星を仰ぐ

2023-02-13 14:24:00

張荆晶 吉林大学

窓の外は、真っ暗な星一つない空。 

そうしても星空を見たいなと思いながら、何度も読みつくした『銀河鉄道の夜』という本を取り出した。この紺色の『銀河鉄道の夜』は二年前に日本から帰国する時に、送別記念プレゼントとして有村さんがくれたものだ。 

あまりにも不確定な気持ちの流れの中で、五感にはいろいろ過去の思い出が刻み込まれている。あの時も同じような心境だったことがふいに夏の夜にこんなふうに甦ってくる。二年前のなま暖かい夏の宵、日本に留学している私と日本人の友達有村さんと、たらふく晩ご飯を食べた後、大通りを一緒に散歩していた時のことである。私は不意に空を見上げ、うすい沈黙を破った。 

「今夜、あんまり星が見えないね。」 

「確かに、そうだね。」 

「星を取りたい。」私は突拍子もないことを言ったせいか、彼女は聞き間違えたかのように、こう言った。 

「そう、ここは星取り県とも言うよ。よく知ってるね。」 

「星を取ってあげよっか」私はまた冗談半分に言った。 

「取ってきたらどうする?寝室の天井に飾るのか。」 

「シャンデリアのように?はははっ」 

私たちはジョバンニとカムパネルラのように星をめぐる話を機嫌よくしていた。 

帰国後、力抜けした時、いつも、彼女が一つ一つ丁寧に書いてくれた「15個ジンジンのいい所」の手紙を読み返していた。また、その可愛い字を見るたびに、日本に行ったこと、素敵な友達ができたことを思い出す。 
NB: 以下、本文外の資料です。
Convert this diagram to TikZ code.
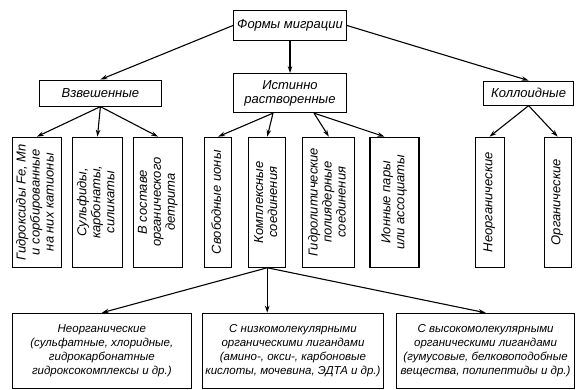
\documentclass[tikz,border=0pt]{standalone}
\usepackage{fontspec}
\setmainfont{Liberation Sans}
\usepackage{tikz}
\usetikzlibrary{positioning}
\usetikzlibrary{arrows.meta}
\newcommand{\vertlabel}[1]{\rotatebox{90}{\begin{tabular}{@{}c@{}}#1\end{tabular}}}

\begin{document}
\begin{tikzpicture}[node distance=10pt,line width=1.1pt,>={Stealth[length=7pt,width=4.5pt]},
  every node/.style={font=\itshape\fontsize{13}{14}\selectfont},
  box/.style={draw,align=center,inner sep=2pt},
  vbox/.style={draw,inner sep=1pt,minimum height=130pt},
  bottombox/.style={box,inner sep=1pt,minimum height=75pt,font=\itshape\fontsize{11.5}{14}\selectfont}]
  \useasboundingbox (0,0) rectangle (580pt,-389pt);
  \node[box,minimum width=113pt,minimum height=30pt](forms) at (290pt,-25.5pt) {Формы миграции};
  \node[below=32pt of forms,box,minimum width=113pt,minimum height=39pt](true) {Истинно\\растворенные};
  \node[left=71pt of true,box,minimum width=122pt,minimum height=26pt](susp) {Взвешенные};
  \node[right=136pt of true,box,minimum width=90pt,minimum height=24pt](coll) {Коллоидные};
  \node[below=30pt of susp.south west,xshift=-2pt,vbox,minimum width=49pt](hydrox) {\vertlabel{Гидроксиды Fe, Mn\\и сорбированные\\на них катионы}};
  \node[right=of hydrox,vbox,minimum width=50pt](sulf) {\vertlabel{Сульфиды,\\карбонаты,\\силикаты}};
  \node[right=of sulf,vbox,minimum width=49pt](detr) {\vertlabel{В составе\\органического\\детрита}};
  \node[right=21pt of detr,vbox,minimum width=27pt](free) {\vertlabel{Свободные ионы}};
  \node[right=16pt of free,vbox,minimum width=37pt](compl) {\vertlabel{Комплексные\\соединения}};
  \node[right=16pt of compl,vbox,minimum width=52pt](hydrol) {\vertlabel{Гидролитические\\полиядерные\\соединения}};
  \node[right=14pt of hydrol,vbox,minimum width=49pt](pairs) {\vertlabel{Ионные пары\\или ассоциаты}};
  \node[right=55pt of pairs,vbox,minimum width=29pt](inorg) {\vertlabel{Неорганические}};
  \node[right=39pt of inorg,vbox,minimum width=27pt](org) {\vertlabel{Органические}};
  \node[below=45pt of hydrox.south west,anchor=north west,bottombox,minimum width=179pt](binorg) {Неорганические\\(сульфатные, хлоридные,\\гидрокарбонатные\\гидроксокомплексы и др.)};
  \node[right=of binorg,bottombox,minimum width=181pt](blow) {С низкомолекулярными\\органическими лигандами\\(амино-, окси-, карбоновые\\кислоты, мочевина, ЭДТА и др.)};
  \node[right=12pt of blow,bottombox,minimum width=178pt](bhigh) {С высокомолекулярными\\органическими лигандами\\(гумусовые, белковоподобные\\вещества, полипептиды и др.)};
  \draw[->] (forms.west)--(susp.north);
  \draw[->] (forms)--(true);
  \draw[->] (forms.east)--(coll.north);
  \draw[->] (susp.south)--(hydrox.north);
  \draw[->] (susp.south)--(sulf.north);
  \draw[->] (susp.south)--(detr.north);
  \draw[->] ([xshift=-17pt]true.south)--(free.north);
  \draw[->] ([xshift=-17pt]true.south)--(compl.north);
  \draw[->] ([xshift=24pt]true.south)--(hydrol.north);
  \draw[->] ([xshift=24pt]true.south)--([xshift=-10pt]pairs.north);
  \draw[->] (coll.south)--(inorg.north);
  \draw[->] (coll.south)--(org.north);
  \draw[->] (compl.south)--(binorg.north);
  \draw[->] (compl.south)--(compl.south |- blow.north);
  \draw[->] (compl.south)--(bhigh.north);
\end{tikzpicture}
\end{document}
「この、ぼんやりとした白い銀河を大きな望遠鏡で見ますと、もうたくさんの小さな星に見えるのです。」『銀河鉄道の夜』のなかでは、学校の先生がこう教えてくれた。私たち誰でも小さいながら宇宙の流れのなかで点滅している星である。この世にぽつんと生まれてぷつんと去ってゆく。が、この世にリアルに存在している、あるいは存在していたこと、そして存在している間、お互いに支え合っていることが何よりである。 

星をめぐる夜空には、たくさんの物語が輝いている。中日友好関係を結んだ以来、既に五十年経ち、それに中日二千年余りの交流史において、後世まで伝わる中日友好の美談が一面の星空のように夥しく輝いている。ほら、あの星は李白と阿部仲麻呂が映る一盞の杯、あの星は魯迅と藤野先生が映る一枚の写真……星の模様も物語もそれぞれ違う。そういった歴史に刻み込まれる星は数多くあるが、あまり人に知られていない星も少なくない。しかし、その記録されていない部分も個人の記憶として永遠の存在になり、宇宙の記憶に残ると信じている。 

中日関係は銀河のようなものであり、誰もがこの銀河に輝いている小さな星だろう。中日友好の民間の基礎を打ち固めるには、星で編み出された銀河が「糸」のように掛け替えない存在である。 

「太陽や地球はやっぱり銀河の中に浮かんでいるのです。つまりは私どもも天の川の水のなかに棲んでいるわけです。」しおりをこのページに挟ませ、窓を開いてひじをついた。